Blessing Muzarabani Earns IPL Spot, Pays the Price With PSL Ban

Blessing Muzarabani chose financial logic and global visibility over contractual loyalty when the Indian Premier League and Pakistan Super League schedules collided in 2025 — and the PSL's governing body has responded with a two-year exclusion from its circuit. The Zimbabwean fast bowler, picked up by Kolkata Knight Riders as a replacement signing, made a calculated decision that has since ignited a sharp debate about the economic hierarchy of franchise cricket and whether punitive bans are an appropriate response to market forces.

The Economics Behind the Decision

The financial arithmetic here is not subtle. Muzarabani's replacement deal with Kolkata Knight Riders was valued at 75 lakh Indian rupees. His Islamabad United contract in the PSL, by contrast, was worth approximately 11 million Pakistani rupees — the equivalent of roughly 36 lakh Indian rupees at current exchange rates. That gap represents more than just a pay difference. It signals the structural divide between the world's most commercially dominant franchise competition and its regional counterparts.

For a player from Zimbabwe — a cricket nation that has historically operated with limited financial infrastructure and fewer lucrative bilateral engagements — the chance to earn a meaningful premium while performing in front of a global audience carries weight that goes beyond a single contract. Muzarabani was also a prominent figure for Zimbabwe during the T20 World Cup held across India and Sri Lanka, which gave him direct exposure to Indian audiences and franchises. That context matters. The IPL call-up was not random; it was a consequence of earned visibility.

A Clash of Calendars and Commercial Interests

This scheduling conflict was not unprecedented in isolation, but its current intensity reflects a broader tension in the global franchise calendar. As the number of high-value T20 competitions has expanded across South Africa, the United Arab Emirates, the West Indies, and beyond, the International Cricket Council and bilateral boards have struggled to create a schedule architecture that prevents direct collisions. When two competitions overlap, players are forced to choose — and their choices reveal exactly where the power sits.

Muzarabani was not alone in selecting the IPL over the PSL this cycle. Several overseas-eligible players made the same call, which itself tells a story about perceived prestige, earning potential, and career development priorities. The PSL's response — a two-year ban — is its most assertive tool in this scenario, but it raises a legitimate question: does punishing players for responding rationally to market conditions address the underlying problem, or does it risk accelerating the reputational gap between the two competitions?

What the Ban Reveals About Franchise Competition Governance

The two-year exclusion is a governance instrument, not a disciplinary ruling in the conventional sense. Muzarabani did not breach a completed contract — he opted out of one commitment in favour of another when forced to choose.
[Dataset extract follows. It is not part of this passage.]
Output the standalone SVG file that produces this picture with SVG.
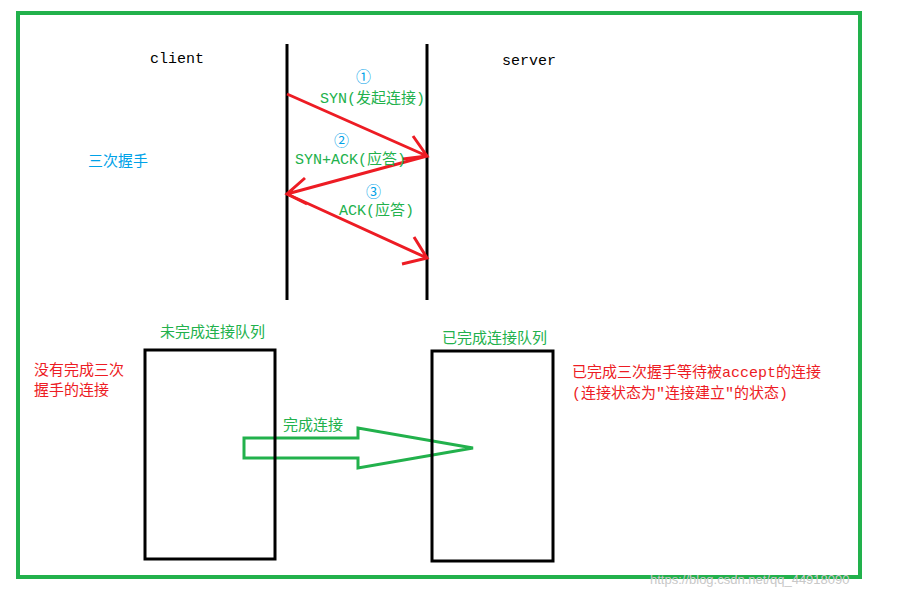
<svg xmlns="http://www.w3.org/2000/svg" width="917" height="598" viewBox="0 0 917 598">
<style>
.g{fill:#22b14c;font-family:"Liberation Mono","Noto Sans CJK SC",monospace;font-size:15px}
.r{fill:#ed1c24;font-family:"Liberation Mono","Noto Sans CJK SC",monospace;font-size:15px}
.b{fill:#00a2e8;font-family:"Liberation Mono","Noto Sans CJK SC",monospace;font-size:15px}
.k{fill:#000;font-family:"Liberation Mono",monospace;font-size:15px}
.rl{stroke:#ed1c24;stroke-width:3;fill:none}
</style>
<rect width="917" height="598" fill="#fff"/>
<rect x="18" y="13" width="842" height="564" fill="none" stroke="#22b14c" stroke-width="4"/>
<g id="client"><line x1="287" y1="44" x2="287" y2="300" stroke="#000" stroke-width="3"/><text class="k" x="150" y="63">client</text></g>
<g id="server"><line x1="427" y1="44" x2="427" y2="300" stroke="#000" stroke-width="3"/><text class="k" x="502" y="65">server</text></g>
<text class="b" x="88" y="166">三次握手</text>
<g id="connectors">
<path class="rl" d="M287,94 L427,156 M413,136 L427,156 L403,159"/>
<path class="rl" d="M427,156 L287,194 M305,178 L287,194 L307,204"/>
<path class="rl" d="M287,194 L427,258 M414,237 L427,258 L402,264"/>
<polygon points="244,438 358,438 358,428 473,448 358,468 358,458 244,458" fill="none" stroke="#22b14c" stroke-width="3"/>
</g>
<text class="b" x="356" y="82">①</text><text class="g" x="320" y="103">SYN(发起连接)</text>
<text class="b" x="334" y="146">②</text><text class="g" x="295" y="164">SYN+ACK(应答)</text>
<text class="b" x="366" y="197">③</text><text class="g" x="339" y="215">ACK(应答)</text>
<g id="queue1"><rect x="145" y="350" width="130" height="209" fill="none" stroke="#000" stroke-width="3"/><text class="g" x="160" y="337">未完成连接队列</text></g>
<g id="queue2"><rect x="432" y="351" width="121" height="210" fill="none" stroke="#000" stroke-width="3"/><text class="g" x="442" y="343">已完成连接队列</text></g>
<text class="g" x="283" y="430">完成连接</text>
<text class="r" x="34" y="375">没有完成三次</text><text class="r" x="34" y="395">握手的连接</text>
<text class="r" x="572" y="377">已完成三次握手等待被accept的连接</text>
<text class="r" x="572" y="398">(连接状态为"连接建立"的状态)</text>
<text x="650" y="584" fill="#c8c8c8" font-family="Liberation Sans,sans-serif" font-size="13">https://blog.csdn.net/qq_44918090</text>
</svg>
Leagues routinely include clauses designed to protect their rosters from exactly this kind of defection, and the PSL's enforcement of that clause is within its procedural rights. But the optics carry complications.

Banning a player from a smaller cricket economy — one whose access to premium earnings is already structurally limited — for choosing the higher-paying opportunity sends a message that serves league interests rather than the broader development of the sport. It may deter future defections in the short term. Whether it builds the kind of goodwill that sustains a healthy talent pool over time is a different question entirely.

Muzarabani's performances for Kolkata Knight Riders, including a four-wicket return against Sunrisers Hyderabad, suggest the move delivered on its promise from a professional standpoint. He raised his international profile. He earned at a higher rate. He competed at the highest level of franchise cricket available. The two-year PSL exclusion is the cost he now carries — and given the calculus involved, it is one he appears to have accepted with open eyes.